Task to complete ▸ Give again, exactly as written, the lines of the records below from the line with "Recreate this image" to the line with "0.8, 0.9, 1.0];". Both end lines count; pictures do not.

[start of Data for the task]

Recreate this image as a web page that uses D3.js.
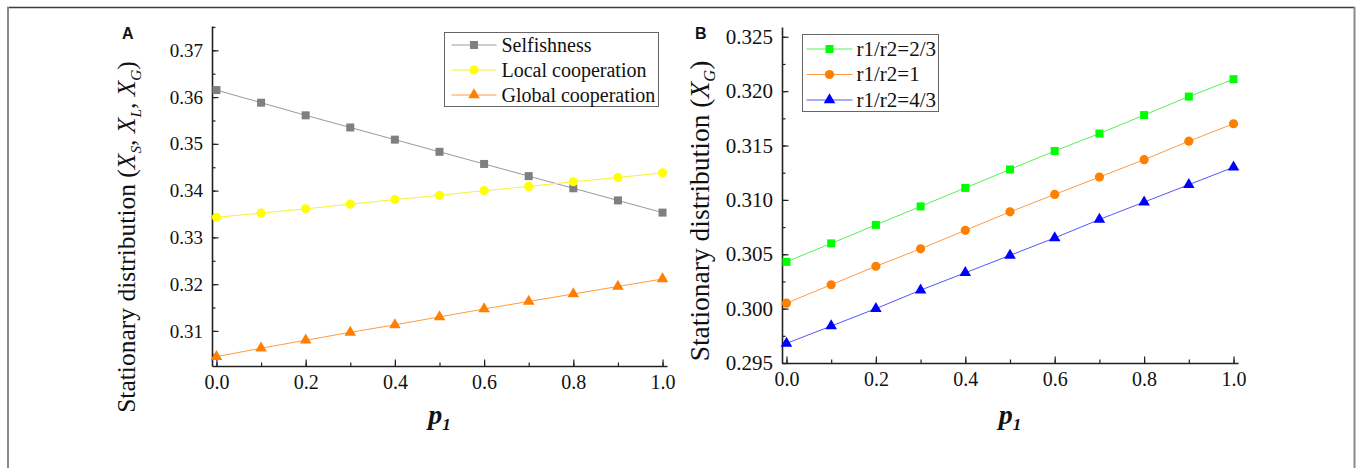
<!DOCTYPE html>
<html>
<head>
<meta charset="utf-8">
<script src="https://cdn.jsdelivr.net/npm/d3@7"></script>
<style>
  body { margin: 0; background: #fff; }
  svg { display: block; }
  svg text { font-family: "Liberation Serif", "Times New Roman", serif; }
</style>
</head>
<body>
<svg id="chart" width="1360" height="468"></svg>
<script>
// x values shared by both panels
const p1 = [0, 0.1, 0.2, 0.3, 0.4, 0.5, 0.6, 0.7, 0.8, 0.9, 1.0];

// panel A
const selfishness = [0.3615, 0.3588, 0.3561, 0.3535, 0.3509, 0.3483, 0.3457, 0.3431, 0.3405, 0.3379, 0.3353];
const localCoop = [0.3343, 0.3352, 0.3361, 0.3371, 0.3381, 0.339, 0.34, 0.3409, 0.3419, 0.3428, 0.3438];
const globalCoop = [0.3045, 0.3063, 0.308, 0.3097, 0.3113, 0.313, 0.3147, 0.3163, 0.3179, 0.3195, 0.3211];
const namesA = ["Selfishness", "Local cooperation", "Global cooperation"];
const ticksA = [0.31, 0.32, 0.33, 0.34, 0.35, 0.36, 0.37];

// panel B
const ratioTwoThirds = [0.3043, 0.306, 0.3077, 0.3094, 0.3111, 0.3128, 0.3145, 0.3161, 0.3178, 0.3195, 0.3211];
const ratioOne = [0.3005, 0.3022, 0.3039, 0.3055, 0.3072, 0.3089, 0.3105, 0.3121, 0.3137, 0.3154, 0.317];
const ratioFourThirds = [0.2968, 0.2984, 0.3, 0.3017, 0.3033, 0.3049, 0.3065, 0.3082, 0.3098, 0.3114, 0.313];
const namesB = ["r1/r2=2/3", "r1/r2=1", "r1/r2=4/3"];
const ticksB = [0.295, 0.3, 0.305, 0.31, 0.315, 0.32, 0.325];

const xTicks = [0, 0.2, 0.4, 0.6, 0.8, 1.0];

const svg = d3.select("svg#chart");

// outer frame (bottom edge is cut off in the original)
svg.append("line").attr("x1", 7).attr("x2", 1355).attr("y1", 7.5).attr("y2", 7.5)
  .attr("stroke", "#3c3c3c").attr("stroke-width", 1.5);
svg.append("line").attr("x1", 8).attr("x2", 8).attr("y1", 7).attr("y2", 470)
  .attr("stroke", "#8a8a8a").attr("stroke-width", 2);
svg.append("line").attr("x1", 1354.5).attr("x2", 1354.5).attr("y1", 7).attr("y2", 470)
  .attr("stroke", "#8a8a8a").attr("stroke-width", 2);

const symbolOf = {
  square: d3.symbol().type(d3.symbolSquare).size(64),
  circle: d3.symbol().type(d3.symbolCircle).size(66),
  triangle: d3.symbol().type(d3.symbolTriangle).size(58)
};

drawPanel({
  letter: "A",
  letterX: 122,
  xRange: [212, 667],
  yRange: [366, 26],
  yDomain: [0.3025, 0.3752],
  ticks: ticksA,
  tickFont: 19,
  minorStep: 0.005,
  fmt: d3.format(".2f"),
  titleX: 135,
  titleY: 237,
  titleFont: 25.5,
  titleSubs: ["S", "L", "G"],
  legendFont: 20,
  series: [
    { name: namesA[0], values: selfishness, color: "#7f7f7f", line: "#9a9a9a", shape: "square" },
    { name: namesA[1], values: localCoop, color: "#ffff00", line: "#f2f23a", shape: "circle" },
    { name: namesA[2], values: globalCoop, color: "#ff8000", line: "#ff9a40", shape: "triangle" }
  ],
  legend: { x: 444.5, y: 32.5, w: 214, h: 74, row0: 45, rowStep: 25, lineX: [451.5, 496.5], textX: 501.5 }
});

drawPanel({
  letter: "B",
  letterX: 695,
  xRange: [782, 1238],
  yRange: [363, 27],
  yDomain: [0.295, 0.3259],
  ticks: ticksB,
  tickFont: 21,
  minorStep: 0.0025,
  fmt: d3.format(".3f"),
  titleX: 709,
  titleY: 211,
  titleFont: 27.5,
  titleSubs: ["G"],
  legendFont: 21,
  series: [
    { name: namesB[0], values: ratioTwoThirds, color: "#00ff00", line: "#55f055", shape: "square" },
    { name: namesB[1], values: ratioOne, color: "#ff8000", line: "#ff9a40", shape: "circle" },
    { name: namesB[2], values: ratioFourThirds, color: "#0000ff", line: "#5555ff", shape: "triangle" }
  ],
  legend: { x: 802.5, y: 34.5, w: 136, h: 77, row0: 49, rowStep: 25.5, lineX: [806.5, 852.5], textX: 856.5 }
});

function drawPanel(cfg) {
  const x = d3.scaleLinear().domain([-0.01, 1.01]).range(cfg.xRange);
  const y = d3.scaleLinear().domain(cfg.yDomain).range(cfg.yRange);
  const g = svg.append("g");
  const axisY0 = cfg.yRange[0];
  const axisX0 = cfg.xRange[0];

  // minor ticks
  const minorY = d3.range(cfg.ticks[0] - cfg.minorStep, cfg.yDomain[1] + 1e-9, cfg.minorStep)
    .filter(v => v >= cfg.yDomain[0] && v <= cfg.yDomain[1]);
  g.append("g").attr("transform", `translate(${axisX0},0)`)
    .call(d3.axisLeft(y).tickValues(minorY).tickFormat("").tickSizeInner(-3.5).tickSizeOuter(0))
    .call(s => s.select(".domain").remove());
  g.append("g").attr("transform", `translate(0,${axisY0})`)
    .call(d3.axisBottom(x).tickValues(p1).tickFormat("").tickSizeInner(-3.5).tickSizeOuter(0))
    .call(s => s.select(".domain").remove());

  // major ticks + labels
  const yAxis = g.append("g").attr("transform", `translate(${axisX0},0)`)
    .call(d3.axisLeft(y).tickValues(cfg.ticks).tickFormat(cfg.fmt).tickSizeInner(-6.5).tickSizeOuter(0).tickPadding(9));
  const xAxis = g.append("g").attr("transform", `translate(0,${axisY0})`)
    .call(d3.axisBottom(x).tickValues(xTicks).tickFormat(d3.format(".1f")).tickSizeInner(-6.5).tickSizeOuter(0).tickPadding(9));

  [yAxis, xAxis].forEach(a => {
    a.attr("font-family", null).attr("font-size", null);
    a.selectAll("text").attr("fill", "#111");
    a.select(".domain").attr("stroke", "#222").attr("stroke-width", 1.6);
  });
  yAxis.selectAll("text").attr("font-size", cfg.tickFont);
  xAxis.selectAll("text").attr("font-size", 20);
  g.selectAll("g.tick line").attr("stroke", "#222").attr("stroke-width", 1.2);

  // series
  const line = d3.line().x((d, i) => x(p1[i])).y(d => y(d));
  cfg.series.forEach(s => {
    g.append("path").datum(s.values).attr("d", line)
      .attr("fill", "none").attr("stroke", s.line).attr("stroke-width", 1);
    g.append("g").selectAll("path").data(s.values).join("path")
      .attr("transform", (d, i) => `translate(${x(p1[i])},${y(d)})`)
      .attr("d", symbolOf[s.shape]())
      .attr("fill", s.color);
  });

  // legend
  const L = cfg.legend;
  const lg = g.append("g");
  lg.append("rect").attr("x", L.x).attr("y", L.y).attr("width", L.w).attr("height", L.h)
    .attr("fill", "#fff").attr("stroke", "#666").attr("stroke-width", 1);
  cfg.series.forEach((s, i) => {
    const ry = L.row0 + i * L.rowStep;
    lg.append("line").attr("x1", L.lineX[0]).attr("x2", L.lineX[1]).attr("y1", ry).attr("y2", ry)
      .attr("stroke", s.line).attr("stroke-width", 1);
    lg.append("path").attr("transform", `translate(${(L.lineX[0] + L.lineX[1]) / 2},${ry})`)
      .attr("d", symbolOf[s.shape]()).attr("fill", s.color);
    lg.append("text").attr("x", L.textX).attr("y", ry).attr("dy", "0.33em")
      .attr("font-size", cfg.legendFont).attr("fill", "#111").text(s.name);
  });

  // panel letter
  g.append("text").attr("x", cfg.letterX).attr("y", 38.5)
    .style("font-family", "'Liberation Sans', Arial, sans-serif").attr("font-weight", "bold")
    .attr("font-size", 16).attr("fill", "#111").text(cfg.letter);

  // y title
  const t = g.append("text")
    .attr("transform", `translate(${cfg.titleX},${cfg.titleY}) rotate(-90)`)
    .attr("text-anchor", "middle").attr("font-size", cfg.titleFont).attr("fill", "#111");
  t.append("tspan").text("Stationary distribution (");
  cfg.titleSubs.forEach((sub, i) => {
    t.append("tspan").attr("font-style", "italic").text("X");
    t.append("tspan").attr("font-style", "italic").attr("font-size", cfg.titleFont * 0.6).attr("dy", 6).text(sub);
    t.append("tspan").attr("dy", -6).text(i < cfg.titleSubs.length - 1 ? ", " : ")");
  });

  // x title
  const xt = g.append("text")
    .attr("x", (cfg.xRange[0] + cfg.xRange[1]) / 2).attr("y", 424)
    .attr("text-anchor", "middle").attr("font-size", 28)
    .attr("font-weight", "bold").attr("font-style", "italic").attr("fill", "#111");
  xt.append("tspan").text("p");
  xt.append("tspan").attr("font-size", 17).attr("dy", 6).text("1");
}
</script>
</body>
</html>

[end of Data for the task]
[start of Data for the task]

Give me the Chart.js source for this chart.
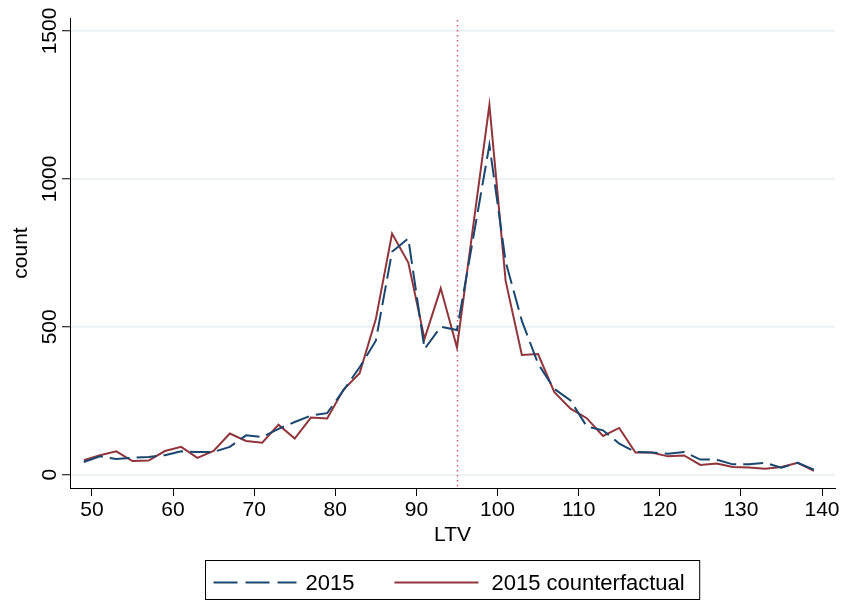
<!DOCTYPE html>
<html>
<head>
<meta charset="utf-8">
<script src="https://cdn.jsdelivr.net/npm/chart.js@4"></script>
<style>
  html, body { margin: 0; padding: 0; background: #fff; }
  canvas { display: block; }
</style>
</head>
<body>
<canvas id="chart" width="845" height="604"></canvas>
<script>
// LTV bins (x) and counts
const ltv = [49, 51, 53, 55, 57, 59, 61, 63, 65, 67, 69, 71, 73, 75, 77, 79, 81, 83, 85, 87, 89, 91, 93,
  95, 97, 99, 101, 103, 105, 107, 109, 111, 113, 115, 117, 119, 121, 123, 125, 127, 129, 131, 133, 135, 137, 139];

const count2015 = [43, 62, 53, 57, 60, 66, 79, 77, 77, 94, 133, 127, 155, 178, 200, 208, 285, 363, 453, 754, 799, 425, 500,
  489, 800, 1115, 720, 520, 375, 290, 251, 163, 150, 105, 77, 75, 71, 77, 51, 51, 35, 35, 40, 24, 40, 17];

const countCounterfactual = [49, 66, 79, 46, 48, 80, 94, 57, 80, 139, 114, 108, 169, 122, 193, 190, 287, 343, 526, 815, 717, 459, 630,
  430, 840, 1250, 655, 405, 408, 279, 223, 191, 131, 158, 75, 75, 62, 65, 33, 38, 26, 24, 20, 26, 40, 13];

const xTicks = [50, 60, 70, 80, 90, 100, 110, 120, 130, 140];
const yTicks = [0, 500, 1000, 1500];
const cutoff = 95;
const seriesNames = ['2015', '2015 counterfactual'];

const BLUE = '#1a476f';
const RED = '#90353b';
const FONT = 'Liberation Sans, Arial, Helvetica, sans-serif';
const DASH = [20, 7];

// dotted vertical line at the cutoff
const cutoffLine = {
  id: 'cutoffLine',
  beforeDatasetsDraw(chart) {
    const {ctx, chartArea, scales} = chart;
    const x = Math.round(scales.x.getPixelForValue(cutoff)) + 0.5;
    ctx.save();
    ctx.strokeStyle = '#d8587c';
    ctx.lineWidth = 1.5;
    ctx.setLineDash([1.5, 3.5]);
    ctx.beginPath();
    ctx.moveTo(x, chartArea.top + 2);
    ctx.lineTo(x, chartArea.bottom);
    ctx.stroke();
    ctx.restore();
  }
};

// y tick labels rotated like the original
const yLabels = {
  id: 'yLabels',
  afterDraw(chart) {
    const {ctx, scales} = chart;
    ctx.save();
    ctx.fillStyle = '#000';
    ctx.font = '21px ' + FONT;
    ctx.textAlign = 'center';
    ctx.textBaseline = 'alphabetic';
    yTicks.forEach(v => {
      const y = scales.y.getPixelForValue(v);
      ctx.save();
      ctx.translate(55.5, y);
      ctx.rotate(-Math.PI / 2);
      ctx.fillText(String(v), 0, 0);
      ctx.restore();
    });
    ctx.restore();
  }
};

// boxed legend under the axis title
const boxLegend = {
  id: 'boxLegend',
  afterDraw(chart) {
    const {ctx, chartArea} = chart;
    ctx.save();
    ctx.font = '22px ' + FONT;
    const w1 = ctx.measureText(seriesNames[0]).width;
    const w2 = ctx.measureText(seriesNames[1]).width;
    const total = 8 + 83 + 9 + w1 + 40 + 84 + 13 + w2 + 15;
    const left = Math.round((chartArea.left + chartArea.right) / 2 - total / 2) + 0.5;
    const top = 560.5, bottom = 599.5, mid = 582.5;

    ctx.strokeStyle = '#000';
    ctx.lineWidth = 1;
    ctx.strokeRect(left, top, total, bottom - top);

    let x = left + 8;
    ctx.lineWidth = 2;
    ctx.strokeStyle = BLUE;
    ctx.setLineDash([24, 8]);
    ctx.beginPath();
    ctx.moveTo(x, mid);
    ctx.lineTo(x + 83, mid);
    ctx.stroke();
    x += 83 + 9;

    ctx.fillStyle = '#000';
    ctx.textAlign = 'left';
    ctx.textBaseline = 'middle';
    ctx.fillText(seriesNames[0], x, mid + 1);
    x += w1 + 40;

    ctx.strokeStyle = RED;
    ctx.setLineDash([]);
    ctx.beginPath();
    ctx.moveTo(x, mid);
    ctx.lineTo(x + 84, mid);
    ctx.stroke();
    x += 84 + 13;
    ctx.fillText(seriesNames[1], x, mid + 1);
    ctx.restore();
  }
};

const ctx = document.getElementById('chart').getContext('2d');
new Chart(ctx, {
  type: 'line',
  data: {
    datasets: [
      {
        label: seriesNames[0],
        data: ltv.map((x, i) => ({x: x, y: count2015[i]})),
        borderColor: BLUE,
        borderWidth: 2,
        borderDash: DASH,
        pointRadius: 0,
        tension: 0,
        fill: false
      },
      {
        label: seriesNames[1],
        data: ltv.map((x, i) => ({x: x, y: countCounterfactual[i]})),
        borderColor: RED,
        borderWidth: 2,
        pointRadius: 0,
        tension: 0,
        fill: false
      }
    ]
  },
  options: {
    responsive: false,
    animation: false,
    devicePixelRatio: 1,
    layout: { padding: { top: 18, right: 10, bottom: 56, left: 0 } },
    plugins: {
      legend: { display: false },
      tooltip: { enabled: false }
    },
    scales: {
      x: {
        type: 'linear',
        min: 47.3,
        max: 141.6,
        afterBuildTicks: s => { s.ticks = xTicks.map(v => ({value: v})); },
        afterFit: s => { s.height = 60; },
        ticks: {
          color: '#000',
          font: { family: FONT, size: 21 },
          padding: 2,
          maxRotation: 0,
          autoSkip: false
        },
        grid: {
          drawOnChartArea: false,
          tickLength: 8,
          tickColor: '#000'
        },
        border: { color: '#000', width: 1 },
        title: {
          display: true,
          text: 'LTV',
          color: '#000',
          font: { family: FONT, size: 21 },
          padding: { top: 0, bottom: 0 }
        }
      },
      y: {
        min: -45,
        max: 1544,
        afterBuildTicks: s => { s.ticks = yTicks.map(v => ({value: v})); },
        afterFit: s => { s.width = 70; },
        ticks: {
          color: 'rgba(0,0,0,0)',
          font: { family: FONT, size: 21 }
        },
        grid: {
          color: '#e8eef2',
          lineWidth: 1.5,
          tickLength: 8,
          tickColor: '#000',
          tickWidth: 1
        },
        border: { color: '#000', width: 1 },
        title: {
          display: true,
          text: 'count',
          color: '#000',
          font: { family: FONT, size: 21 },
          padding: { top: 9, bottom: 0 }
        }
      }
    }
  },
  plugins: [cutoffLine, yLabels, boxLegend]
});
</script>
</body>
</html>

[end of Data for the task]
[start of Data for the task]

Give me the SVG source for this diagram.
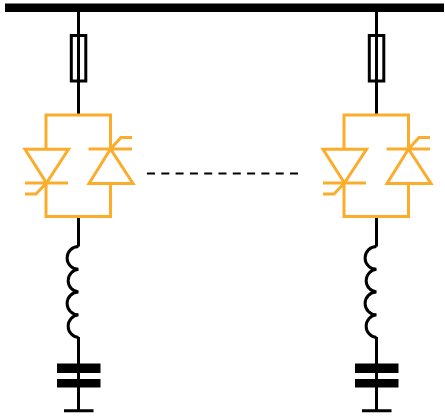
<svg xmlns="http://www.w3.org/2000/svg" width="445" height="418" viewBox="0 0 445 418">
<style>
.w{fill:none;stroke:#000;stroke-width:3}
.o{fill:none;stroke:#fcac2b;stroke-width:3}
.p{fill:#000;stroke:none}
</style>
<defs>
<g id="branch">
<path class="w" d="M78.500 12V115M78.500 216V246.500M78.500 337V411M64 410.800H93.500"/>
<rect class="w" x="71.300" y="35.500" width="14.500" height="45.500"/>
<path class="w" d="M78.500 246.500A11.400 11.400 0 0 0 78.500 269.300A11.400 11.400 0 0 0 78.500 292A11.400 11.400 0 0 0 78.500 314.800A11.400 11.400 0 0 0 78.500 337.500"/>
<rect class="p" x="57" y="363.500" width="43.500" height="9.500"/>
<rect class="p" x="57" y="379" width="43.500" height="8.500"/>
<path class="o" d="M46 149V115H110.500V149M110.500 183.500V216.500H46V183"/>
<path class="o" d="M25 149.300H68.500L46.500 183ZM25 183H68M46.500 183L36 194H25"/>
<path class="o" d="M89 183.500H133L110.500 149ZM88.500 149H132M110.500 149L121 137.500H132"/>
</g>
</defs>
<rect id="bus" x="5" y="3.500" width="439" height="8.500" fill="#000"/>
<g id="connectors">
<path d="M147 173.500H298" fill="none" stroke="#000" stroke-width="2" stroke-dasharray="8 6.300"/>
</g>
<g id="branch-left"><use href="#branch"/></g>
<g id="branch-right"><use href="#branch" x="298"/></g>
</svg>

[end of Data for the task]

Answer to this task ▸
Recreate this image as a web page that uses D3.js.
<!DOCTYPE html>
<html>
<head>
<meta charset="utf-8">
<script src="https://cdn.jsdelivr.net/npm/d3@7"></script>
<style>
  body { margin: 0; background: #fff; }
  svg { display: block; }
  svg text { font-family: "Liberation Serif", "Times New Roman", serif; }
</style>
</head>
<body>
<svg id="chart" width="1360" height="468"></svg>
<script>
// x values shared by both panels
const p1 = [0, 0.1, 0.2, 0.3, 0.4, 0.5, 0.6, 0.7, 0.8, 0.9, 1.0];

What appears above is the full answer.